Als we aankomen bij het hotel op het eiland Banding moeten we even wachten, de kamer is nog niet klaar dus we gaan zitten op het terras met uitzicht op het Temenggor meer en nemen wat te drinken. Het uitzicht is schitterend. Aan de overkant ligt ook een hotel maar de eerlijkheid gebied te zeggen dat het er hier veel mooier uit ziet.
Als het drinken op is, is ook de kamer klaar en lopen we naar ons verblijf voor de komende twee nachten. Het is een schitterende kamer, modern maar toch heel sfeervol ingericht met hout aan de muren en een gigantische inloopdouche.

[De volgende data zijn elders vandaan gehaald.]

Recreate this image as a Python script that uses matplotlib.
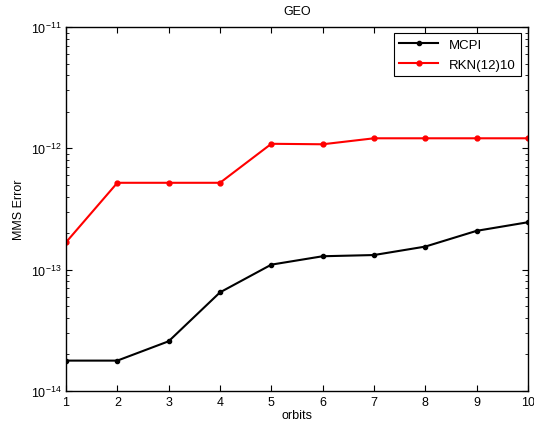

We zijn er een beetje stil van. We rusten even uit en lopen richting het restaurant om daar te kijken wat we in de omgeving kunnen doen. Er wordt een boottocht aangeboden, maar die is best aan de prijs. We moeten er even over nadenken. We lopen van het hotel naar de waterkant en kijken bij de aanlegsteiger. Er liggen twee motorbootjes met enorme motoren aangemeerd. Dit zijn de boten waarmee ze over het meer varen.
's Avonds voor het eten raken we aan de praat met een ander Nederlands koppel, ook zij willen wel graag de bootexcursie doen, maar vinden het ook aan de dure kant. We proberen de prijs naar beneden te praten als we met z'n vieren gaan. We krijgen wel iets af van de prijs maar niet veel. Nu is het zo dat hier nauwelijks toeristen zijn, dus de boot vol krijgen ze nooit. Na het eten sluit ook een ander Nederlands stel aan bij ons groepje en nu we met z'n zessen zijn wordt het interessanter. We gaan nogmaals praten aan de balie waar de excursies geboekt kunnen worden. We komen een prijs overeen voor de huur van de boot voor een tocht van ca. 6-7 uur. We gaan dan o.a. op zoek naar de rafflesia bloem, olifanten en zullen een bezoek brengen aan een dorpje van de Orang Asli stam.
We nemen met de hele groep nog een laatste drankje en gaan dan naar bed. Morgen om half tien moeten we bij de boot zijn.